I am much indebted to your colleague and classmate, Parker Kasmer, who has made it easy for me to be here, and I am grateful to the students for their civic act in inaugurating the Powell Lecture Series a decade ago.3 I know I am in good company when I take this place.

My topic tonight is a sober one, but I would like to begin on a more pleasant note: a story about Justice Powell that, in fact, I heard from a student when I visited this campus some years ago.

A student who sat next to me at dinner said his father was a friend of Justice Powell's, and during a visit to Powell's chambers, was strongly urged to send his son to Washington and Lee. The Justice was very enthusiastic about the college during that conversation. After the discussion moved on to other topics and then ended, the father left Powell's chambers. As he was walking down the corridor, Powell came swiftly after him, caught up with him, and again urged the father to make sure that the boy went to W&L. This time, though, he offered an argument that he must have felt would be most convincing: he ticked off the names of women's colleges and the exact number of miles each was from Lexington. The lad did not tell me whether that was the clincher.
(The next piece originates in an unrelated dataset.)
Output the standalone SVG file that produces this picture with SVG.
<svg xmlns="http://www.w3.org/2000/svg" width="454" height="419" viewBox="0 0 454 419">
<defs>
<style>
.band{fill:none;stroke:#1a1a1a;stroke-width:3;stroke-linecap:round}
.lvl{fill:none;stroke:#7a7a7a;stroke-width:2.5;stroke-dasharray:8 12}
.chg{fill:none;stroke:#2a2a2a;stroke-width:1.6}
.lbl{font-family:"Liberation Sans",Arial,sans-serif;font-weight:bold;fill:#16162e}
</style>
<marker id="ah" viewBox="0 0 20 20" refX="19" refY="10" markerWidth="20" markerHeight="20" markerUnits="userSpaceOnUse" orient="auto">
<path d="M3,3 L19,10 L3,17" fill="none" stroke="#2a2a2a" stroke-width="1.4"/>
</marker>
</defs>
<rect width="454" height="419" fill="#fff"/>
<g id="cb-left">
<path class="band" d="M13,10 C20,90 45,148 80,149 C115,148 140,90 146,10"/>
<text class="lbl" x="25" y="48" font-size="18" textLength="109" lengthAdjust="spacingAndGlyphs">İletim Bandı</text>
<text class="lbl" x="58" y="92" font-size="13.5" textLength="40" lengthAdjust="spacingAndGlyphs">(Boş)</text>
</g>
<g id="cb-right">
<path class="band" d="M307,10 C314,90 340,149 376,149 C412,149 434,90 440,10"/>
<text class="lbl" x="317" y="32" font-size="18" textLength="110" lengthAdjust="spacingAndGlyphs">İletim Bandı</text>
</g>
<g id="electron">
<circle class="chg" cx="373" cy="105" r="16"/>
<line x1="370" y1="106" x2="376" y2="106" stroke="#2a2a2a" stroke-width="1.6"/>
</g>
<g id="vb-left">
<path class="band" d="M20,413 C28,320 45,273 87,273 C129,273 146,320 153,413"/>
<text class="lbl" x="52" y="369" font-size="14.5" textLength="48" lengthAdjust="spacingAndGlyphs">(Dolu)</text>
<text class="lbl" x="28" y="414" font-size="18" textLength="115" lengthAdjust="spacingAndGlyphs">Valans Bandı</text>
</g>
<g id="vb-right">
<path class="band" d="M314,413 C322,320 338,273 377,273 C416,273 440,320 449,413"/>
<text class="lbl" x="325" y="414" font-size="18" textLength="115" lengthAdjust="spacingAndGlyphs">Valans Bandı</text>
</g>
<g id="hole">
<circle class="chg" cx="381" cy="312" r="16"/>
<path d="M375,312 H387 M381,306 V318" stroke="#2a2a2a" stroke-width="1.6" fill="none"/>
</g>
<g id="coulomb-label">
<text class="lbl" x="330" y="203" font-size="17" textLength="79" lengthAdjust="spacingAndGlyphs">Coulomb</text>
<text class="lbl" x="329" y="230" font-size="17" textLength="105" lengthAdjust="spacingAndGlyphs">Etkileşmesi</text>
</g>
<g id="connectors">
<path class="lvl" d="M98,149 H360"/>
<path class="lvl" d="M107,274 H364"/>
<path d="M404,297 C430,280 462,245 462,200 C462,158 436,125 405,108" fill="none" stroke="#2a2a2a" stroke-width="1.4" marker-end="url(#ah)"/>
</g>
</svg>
May I turn, then, to my subject and start with an opinion written by Justice Powell almost exactly thirty years ago. It was a separate opinion in the case of Plyler v. Doe.4 The case had a secondary title, and it is far more descriptive: Texas v. Certain Named and Unnamed Undocumented Alien Children.5

Justice Powell's opinion6 speaks of an open society7 that, to my mind, no longer exists in this country for undocumented immigrants. You will know my sensitivity on this subject when I tell you that, as I write stories today about it, I refuse to describe such human beings as "aliens."

Still, the actual or threatened closing of an open society goes well beyond the fate of those who live in America without legal permission to be here. The trend is, for me, apparent in a variety of current policies and legal developments, perhaps very different from each other in fundamental ways but, in combination, moving people or ideas beyond the pale or, indeed, out of sight. We find it much easier to define something of which we are ignorant, or something that stirs fear in us, as necessarily to be excluded from our circle of acceptance.
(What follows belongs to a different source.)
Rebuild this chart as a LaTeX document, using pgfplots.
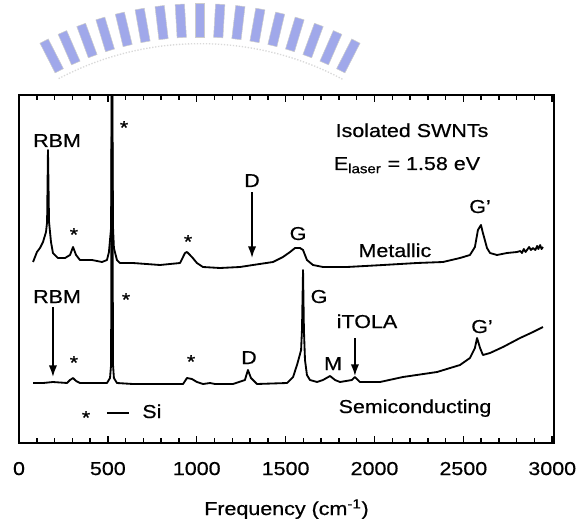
\documentclass[border=0pt]{standalone}
\usepackage{pgfplots}
\pgfplotsset{compat=1.18}
\usetikzlibrary{arrows.meta}
\usepackage{fontspec}
\setmainfont[FakeStretch=1.15, FakeBold=0.6]{Liberation Sans}

\definecolor{emblem}{RGB}{160,168,234}

\begin{document}
\begin{tikzpicture}[font=\fontsize{11.2}{13.4}\selectfont]
\useasboundingbox (0,0) rectangle (347.4pt,311.4pt);

% emblem arc above the figure
\begin{scope}[shift={(120pt,103.2pt)}]
  \foreach \i [evaluate=\i as \a using -27+3.375*\i] in {0,...,16} {
    \fill[emblem, draw=gray!40, line width=0.3pt, rotate=\a] (-2.8pt,186pt) rectangle (2.8pt,206pt);
  }
  \draw[gray!30, densely dotted, line width=0.8pt] (62:182pt) arc (62:118:182pt);
\end{scope}

\begin{axis}[
  at={(11.4pt,45.6pt)}, anchor=south west,
  scale only axis, width=321pt, height=208.8pt,
  xmin=0, xmax=3010, ymin=0, ymax=348,
  axis line style={line width=1.2pt},
  ytick=\empty,
  xtick={0,500,...,3000},
  minor x tick num=4,
  xtick pos=both,
  tick align=inside,
  major tick length=4.5pt, minor tick length=3pt,
  every tick/.style={black, line width=0.9pt},
  /pgf/number format/assume math mode=true,
  /pgf/number format/set thousands separator={},
  scaled x ticks=false,
  xticklabel style={anchor=base, yshift=-19.2pt, font=\fontsize{11.2}{13.4}\selectfont},
  xlabel={Frequency (cm\textsuperscript{-1})},
  xlabel style={at={(axis description cs:0.5,0)}, anchor=base, yshift=-43.2pt, font=\fontsize{11.2}{13.4}\selectfont},
]

% Metallic spectrum
\addplot[black, line width=1.1pt, line join=round] coordinates {
(79,181) (101,191) (118,195) (135,201) (152,211) (158,221) (163,293)
(169,221) (180,201) (191,190) (219,185) (259,185) (287,188) (304,196)
(321,188) (343,183) (411,183) (467,181) (495,183) (506,191) (518,215)
(523,420) (529,215) (534,195) (551,183) (568,180) (641,180) (793,178)
(906,180) (934,190) (945,191) (973,186) (1001,180) (1035,176) (1131,175)
(1243,176) (1316,178) (1429,181) (1485,186) (1525,191) (1553,195)
(1581,195) (1598,193) (1620,183) (1654,178) (1710,176) (1845,176)
(2048,178) (2239,180) (2385,181) (2481,185) (2537,188) (2565,196)
(2582,213) (2599,218) (2610,210) (2633,195) (2650,190) (2689,188)
(2745,190) (2802,191) (2820,192) (2830,190) (2840,194) (2850,191)
(2858,193) (2870,196) (2880,193) (2892,195) (2905,193) (2915,197)
(2922,194) (2932,198) (2940,194) (2948,196)
};

% Semiconducting spectrum
\addplot[black, line width=1.1pt, line join=round] coordinates {
(79,60) (135,60) (191,61) (270,60) (287,63) (304,65) (321,62) (343,60)
(495,60) (512,65) (518,78) (523,420) (529,78) (534,65) (551,60) (641,59)
(923,59) (945,65) (973,64) (1001,61) (1035,59) (1075,60) (1103,59)
(1204,59) (1271,63) (1288,73) (1305,65) (1339,59) (1508,60) (1542,66)
(1564,78) (1575,85) (1587,93) (1592,113) (1598,173) (1603,113) (1609,83)
(1620,68) (1637,63) (1677,61) (1710,63) (1750,67) (1778,63) (1806,61)
(1873,63) (1890,66) (1918,61) (2031,61) (2160,66) (2352,71) (2481,78)
(2537,85) (2565,95) (2577,105) (2594,95) (2610,88) (2650,90) (2723,96)
(2819,105) (2892,111) (2948,116)
};

% labels for the metallic spectrum
\node[anchor=base] at (axis cs:214,296) {RBM};
\node[anchor=base] at (axis cs:591,309) {*};
\node[anchor=base] at (axis cs:309,202) {*};
\node[anchor=base] at (axis cs:951,195) {*};
\node[anchor=base] at (axis cs:1311,256) {D};
\draw[-{Latex[length=7pt,width=5pt]}, line width=1pt] (axis cs:1311,251) -- (axis cs:1311,185);
\node[anchor=base] at (axis cs:1570,203) {G};
\node[anchor=base] at (axis cs:2594,230) {G’};
\node[anchor=base] at (axis cs:2115,186) {Metallic};
\node[anchor=base] at (axis cs:2211,306) {Isolated SWNTs};
\node[anchor=base] at (axis cs:2183,273) {E\textsubscript{laser} = 1.58 eV};

% labels for the semiconducting spectrum
\node[anchor=base] at (axis cs:214,140) {RBM};
\draw[-{Latex[length=7pt,width=5pt]}, line width=1pt] (axis cs:191,136) -- (axis cs:191,66);
\node[anchor=base] at (axis cs:602,137) {*};
\node[anchor=base] at (axis cs:309,74) {*};
\node[anchor=base] at (axis cs:968,75) {*};
\node[anchor=base] at (axis cs:1294,79) {D};
\node[anchor=base] at (axis cs:1688,140) {G};
\node[anchor=base] at (axis cs:1958,115) {iTOLA};
\draw[-{Latex[length=7pt,width=5pt]}, line width=1pt] (axis cs:1890,105) -- (axis cs:1890,67);
\node[anchor=base] at (axis cs:1767,73) {M};
\node[anchor=base] at (axis cs:2605,110) {G’};
\node[anchor=base] at (axis cs:2228,30) {Semiconducting};

% key for the substrate peaks
\node[anchor=base] at (axis cs:377,19) {*};
\draw[line width=1.1pt] (axis cs:495,30) -- (axis cs:619,30);
\node[anchor=base west, inner sep=0pt] at (axis cs:692,25) {Si};

\end{axis}
\end{tikzpicture}
\end{document}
Part of it has to do with the creation of pariah classes, pushed into the category of The Other.8 Another part of it has to do with the refusal to confront - openly and candidly - very deep wrongs. And part of it has to do with intentionally clogging or closing the channels of public discourse.

The phenomenon extends to the creation of a military garrison with wired enclosures at Guantanamo Bay in Cuba, in order to detain - perhaps for the remainder of their lives for some of them - a class of people we want nowhere near our shores and are unwilling to bring before our courts so that their fate might be decided justly.9

And it reaches to a fearsome prison outside of Kabul, Afghanistan, where we have chosen to place another group of people detained as terrorist suspects, precisely to put them beyond the reach of our nation's courts of law.10

Further, it reaches the impenetrable wall of secrecy that surrounds a national policy that is, slowly but perceptibly, turning the entire American intelligence apparatus into a lethal military machine that does not even exempt United States citizens from its retribution. …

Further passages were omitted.